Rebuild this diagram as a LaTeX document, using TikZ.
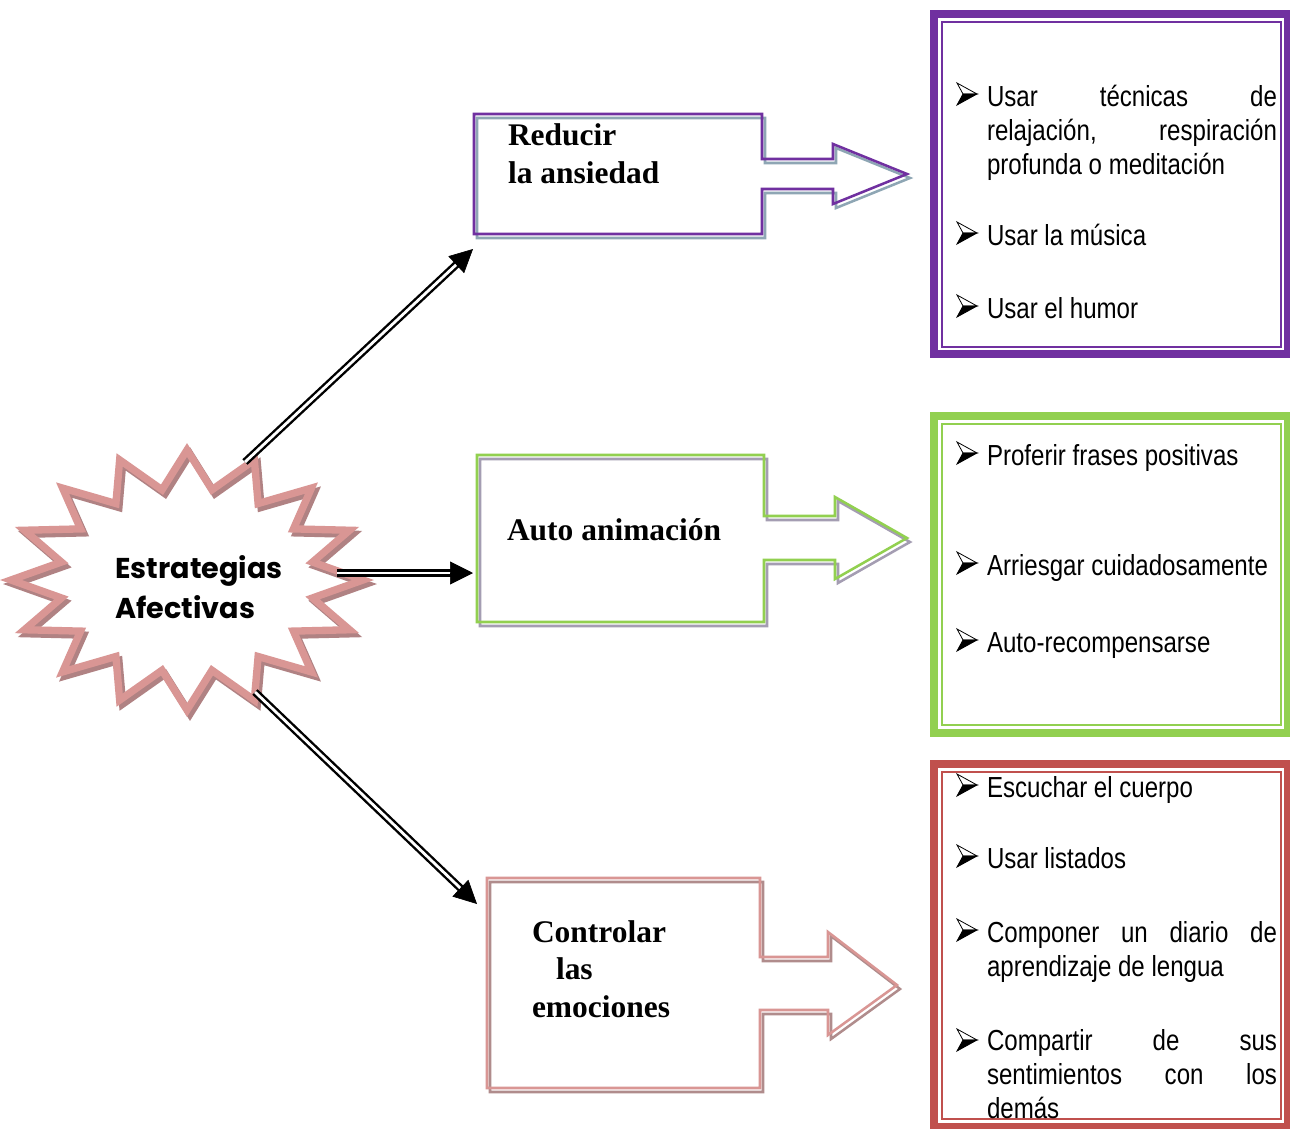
\documentclass[tikz,border=0pt]{standalone}
\usepackage{fontspec}
\setmainfont{Liberation Serif}
\newfontfamily\listfont[FakeStretch=0.83]{Liberation Sans}
\newfontfamily\starfont{Poppins}
\usetikzlibrary{arrows.meta,calc}

\definecolor{purp}{HTML}{7030A0}
\definecolor{purpshadow}{HTML}{8EA6B4}
\definecolor{grn}{HTML}{92D050}
\definecolor{grnshadow}{HTML}{A49DB2}
\definecolor{rose}{HTML}{D99694}
\definecolor{roseshadow}{HTML}{B08C8C}
\definecolor{brick}{HTML}{C0504D}
\definecolor{starpink}{HTML}{D99694}
\definecolor{starshadow}{HTML}{B08283}

\tikzset{
  shaft/.style={draw=black, double=white, double distance=2.1pt, line width=1.8pt, shorten >=15pt},
  head/.style={-{Triangle[length=17.25pt,width=17.25pt]}, line width=0.5pt},
  callout/.style={line width=1.9pt, line join=miter},
  lbl/.style={anchor=base west, align=left, inner sep=0pt, outer sep=0pt,
    font=\bfseries\fontsize{23.6}{28}\selectfont},
  item/.style={anchor=base west, align=left, inner sep=0pt, outer sep=0pt,
    font=\listfont\fontsize{21.75}{25.5}\selectfont},
  thickframe/.style={line width=6pt},
  thinframe/.style={line width=1.5pt},
  arrowbullet/.pic={
    \filldraw[fill=white, draw=black, line width=0.6pt, line join=miter] (0,-11) -- (20,0) -- (6,0) -- cycle;
    \filldraw[fill=black, draw=black, line width=0.6pt, line join=miter] (6,0) -- (20,0) -- (0,11) -- cycle;
  }
}
\newcommand\jline[1]{\makebox[217.5pt][s]{#1}}

\begin{document}
\begin{tikzpicture}[x=0.75pt, y=-0.75pt]
\useasboundingbox (0,0) rectangle (1290,1129);
\fill[white] (0,0) rectangle (1290,1129);

% ---- starburst ----
\draw[starshadow, line width=5.5pt, line join=miter, shift={(3,4)}]
  (363,580) \foreach \i in {1,...,31} {
    -- ({187+ifthenelse(isodd(\i),128,176)*cos(\i*11.25)}, {580-ifthenelse(isodd(\i),92,130)*sin(\i*11.25)})
  } -- cycle;
\draw[starpink, line width=5.5pt, line join=miter]
  (363,580) \foreach \i in {1,...,31} {
    -- ({187+ifthenelse(isodd(\i),128,176)*cos(\i*11.25)}, {580-ifthenelse(isodd(\i),92,130)*sin(\i*11.25)})
  } -- cycle;
% multi-line nodes: the base anchor sits on the last line
\node[anchor=base west, align=left, inner sep=0pt, font=\starfont\bfseries\fontsize{21.5}{30}\selectfont]
  (star) at (115,618) {Estrategias\\Afectivas};

% ---- callout 1 ----
\draw[callout, purpshadow, shift={(3,4)}]
  (474,114) -- (762,114) -- (762,159) -- (833,159) -- (833,144) -- (907,174) -- (833,204)
  -- (833,189) -- (762,189) -- (762,234) -- (474,234) -- cycle;
\draw[callout, purp]
  (474,114) -- (762,114) -- (762,159) -- (833,159) -- (833,144) -- (907,174) -- (833,204)
  -- (833,189) -- (762,189) -- (762,234) -- (474,234) -- cycle;
\node[lbl] (l1) at (508,183) {Reducir\\la ansiedad};

% ---- callout 2 ----
\draw[callout, grnshadow, shift={(3,4)}]
  (477,455) -- (764,455) -- (764,516) -- (835,516) -- (835,497) -- (907,538) -- (835,579)
  -- (835,560) -- (764,560) -- (764,622) -- (477,622) -- cycle;
\draw[callout, grn]
  (477,455) -- (764,455) -- (764,516) -- (835,516) -- (835,497) -- (907,538) -- (835,579)
  -- (835,560) -- (764,560) -- (764,622) -- (477,622) -- cycle;
\node[lbl] (l2) at (507,540) {Auto animación};

% ---- callout 3 ----
\draw[callout, roseshadow, shift={(3,4)}]
  (487,878) -- (760,878) -- (760,957) -- (828,957) -- (828,932) -- (897,985) -- (828,1035)
  -- (828,1010) -- (760,1010) -- (760,1088) -- (487,1088) -- cycle;
\draw[callout, rose]
  (487,878) -- (760,878) -- (760,957) -- (828,957) -- (828,932) -- (897,985) -- (828,1035)
  -- (828,1010) -- (760,1010) -- (760,1088) -- (487,1088) -- cycle;
\node[lbl] (l3) at (532,1017) {Controlar\\\hspace*{18pt}las\\emociones};

% ---- connectors from the starburst ----
\coordinate (s1) at (245,462); \coordinate (t1) at (473,249);
\coordinate (s2) at (337,573); \coordinate (t2) at (473,573);
\coordinate (s3) at (255,692); \coordinate (t3) at (477,904);
\foreach \s/\t in {s1/t1, s2/t2, s3/t3} {
  \draw[shaft] (\s) -- (\t);
  \draw[head] ($(\t)!17pt!(\s)$) -- (\t);
}

% ---- list frames ----
\draw[purp, thickframe] (934,14) rectangle (1288,354);
\draw[purp, thinframe] (942,22) rectangle (1281,347);
\draw[grn, thickframe] (934,416) rectangle (1288,733);
\draw[grn, thinframe] (942,424) rectangle (1281,725);
\draw[brick, thickframe] (934,764) rectangle (1288,1127);
\draw[brick, thinframe] (942,772) rectangle (1281,1119);

% ---- list items ----
\foreach \y in {106,245,318,465,575,652,797,868,942,1052}
  \pic at (957,\y-12) {arrowbullet};

\node[item] (a1) at (987,174) {\jline{Usar técnicas de}\\\jline{relajación, respiración}\\profunda o meditación};
\node[item] (a2) at (987,245) {Usar la música};
\node[item] (a3) at (987,318) {Usar el humor};

\node[item] (b1) at (987,465) {Proferir frases positivas};
\node[item] (b2) at (987,575) {Arriesgar cuidadosamente};
\node[item] (b3) at (987,652) {Auto-recompensarse};

\node[item] (c1) at (987,797) {Escuchar el cuerpo};
\node[item] (c2) at (987,868) {Usar listados};
\node[item] (c3) at (987,976) {\jline{Componer un diario de}\\aprendizaje de lengua};
\node[item] (c4) at (987,1118) {\jline{Compartir de sus}\\\jline{sentimientos con los}\\demás};
\end{tikzpicture}
\end{document}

▶ **Given task**
Transcribe the listing in full. Omit the pictures and keep every line exact.

▶ **The reply**
Rebuild this diagram as a LaTeX document, using TikZ.
\documentclass[tikz,border=0pt]{standalone}
\usepackage{fontspec}
\setmainfont{Liberation Serif}
\newfontfamily\listfont[FakeStretch=0.83]{Liberation Sans}
\newfontfamily\starfont{Poppins}
\usetikzlibrary{arrows.meta,calc}

\definecolor{purp}{HTML}{7030A0}
\definecolor{purpshadow}{HTML}{8EA6B4}
\definecolor{grn}{HTML}{92D050}
\definecolor{grnshadow}{HTML}{A49DB2}
\definecolor{rose}{HTML}{D99694}
\definecolor{roseshadow}{HTML}{B08C8C}
\definecolor{brick}{HTML}{C0504D}
\definecolor{starpink}{HTML}{D99694}
\definecolor{starshadow}{HTML}{B08283}

\tikzset{
  shaft/.style={draw=black, double=white, double distance=2.1pt, line width=1.8pt, shorten >=15pt},
  head/.style={-{Triangle[length=17.25pt,width=17.25pt]}, line width=0.5pt},
  callout/.style={line width=1.9pt, line join=miter},
  lbl/.style={anchor=base west, align=left, inner sep=0pt, outer sep=0pt,
    font=\bfseries\fontsize{23.6}{28}\selectfont},
  item/.style={anchor=base west, align=left, inner sep=0pt, outer sep=0pt,
    font=\listfont\fontsize{21.75}{25.5}\selectfont},
  thickframe/.style={line width=6pt},
  thinframe/.style={line width=1.5pt},
  arrowbullet/.pic={
    \filldraw[fill=white, draw=black, line width=0.6pt, line join=miter] (0,-11) -- (20,0) -- (6,0) -- cycle;
    \filldraw[fill=black, draw=black, line width=0.6pt, line join=miter] (6,0) -- (20,0) -- (0,11) -- cycle;
  }
}
\newcommand\jline[1]{\makebox[217.5pt][s]{#1}}

\begin{document}
\begin{tikzpicture}[x=0.75pt, y=-0.75pt]
\useasboundingbox (0,0) rectangle (1290,1129);
\fill[white] (0,0) rectangle (1290,1129);

% ---- starburst ----
\draw[starshadow, line width=5.5pt, line join=miter, shift={(3,4)}]
  (363,580) \foreach \i in {1,...,31} {
    -- ({187+ifthenelse(isodd(\i),128,176)*cos(\i*11.25)}, {580-ifthenelse(isodd(\i),92,130)*sin(\i*11.25)})
  } -- cycle;
\draw[starpink, line width=5.5pt, line join=miter]
  (363,580) \foreach \i in {1,...,31} {
    -- ({187+ifthenelse(isodd(\i),128,176)*cos(\i*11.25)}, {580-ifthenelse(isodd(\i),92,130)*sin(\i*11.25)})
  } -- cycle;
% multi-line nodes: the base anchor sits on the last line
\node[anchor=base west, align=left, inner sep=0pt, font=\starfont\bfseries\fontsize{21.5}{30}\selectfont]
  (star) at (115,618) {Estrategias\\Afectivas};

% ---- callout 1 ----
\draw[callout, purpshadow, shift={(3,4)}]
  (474,114) -- (762,114) -- (762,159) -- (833,159) -- (833,144) -- (907,174) -- (833,204)
  -- (833,189) -- (762,189) -- (762,234) -- (474,234) -- cycle;
\draw[callout, purp]
  (474,114) -- (762,114) -- (762,159) -- (833,159) -- (833,144) -- (907,174) -- (833,204)
  -- (833,189) -- (762,189) -- (762,234) -- (474,234) -- cycle;
\node[lbl] (l1) at (508,183) {Reducir\\la ansiedad};

% ---- callout 2 ----
\draw[callout, grnshadow, shift={(3,4)}]
  (477,455) -- (764,455) -- (764,516) -- (835,516) -- (835,497) -- (907,538) -- (835,579)
  -- (835,560) -- (764,560) -- (764,622) -- (477,622) -- cycle;
\draw[callout, grn]
  (477,455) -- (764,455) -- (764,516) -- (835,516) -- (835,497) -- (907,538) -- (835,579)
  -- (835,560) -- (764,560) -- (764,622) -- (477,622) -- cycle;
\node[lbl] (l2) at (507,540) {Auto animación};

% ---- callout 3 ----
\draw[callout, roseshadow, shift={(3,4)}]
  (487,878) -- (760,878) -- (760,957) -- (828,957) -- (828,932) -- (897,985) -- (828,1035)
  -- (828,1010) -- (760,1010) -- (760,1088) -- (487,1088) -- cycle;
\draw[callout, rose]
  (487,878) -- (760,878) -- (760,957) -- (828,957) -- (828,932) -- (897,985) -- (828,1035)
  -- (828,1010) -- (760,1010) -- (760,1088) -- (487,1088) -- cycle;
\node[lbl] (l3) at (532,1017) {Controlar\\\hspace*{18pt}las\\emociones};

% ---- connectors from the starburst ----
\coordinate (s1) at (245,462); \coordinate (t1) at (473,249);
\coordinate (s2) at (337,573); \coordinate (t2) at (473,573);
\coordinate (s3) at (255,692); \coordinate (t3) at (477,904);
\foreach \s/\t in {s1/t1, s2/t2, s3/t3} {
  \draw[shaft] (\s) -- (\t);
  \draw[head] ($(\t)!17pt!(\s)$) -- (\t);
}

% ---- list frames ----
\draw[purp, thickframe] (934,14) rectangle (1288,354);
\draw[purp, thinframe] (942,22) rectangle (1281,347);
\draw[grn, thickframe] (934,416) rectangle (1288,733);
\draw[grn, thinframe] (942,424) rectangle (1281,725);
\draw[brick, thickframe] (934,764) rectangle (1288,1127);
\draw[brick, thinframe] (942,772) rectangle (1281,1119);

% ---- list items ----
\foreach \y in {106,245,318,465,575,652,797,868,942,1052}
  \pic at (957,\y-12) {arrowbullet};

\node[item] (a1) at (987,174) {\jline{Usar técnicas de}\\\jline{relajación, respiración}\\profunda o meditación};
\node[item] (a2) at (987,245) {Usar la música};
\node[item] (a3) at (987,318) {Usar el humor};

\node[item] (b1) at (987,465) {Proferir frases positivas};
\node[item] (b2) at (987,575) {Arriesgar cuidadosamente};
\node[item] (b3) at (987,652) {Auto-recompensarse};

\node[item] (c1) at (987,797) {Escuchar el cuerpo};
\node[item] (c2) at (987,868) {Usar listados};
\node[item] (c3) at (987,976) {\jline{Componer un diario de}\\aprendizaje de lengua};
\node[item] (c4) at (987,1118) {\jline{Compartir de sus}\\\jline{sentimientos con los}\\demás};
\end{tikzpicture}
\end{document}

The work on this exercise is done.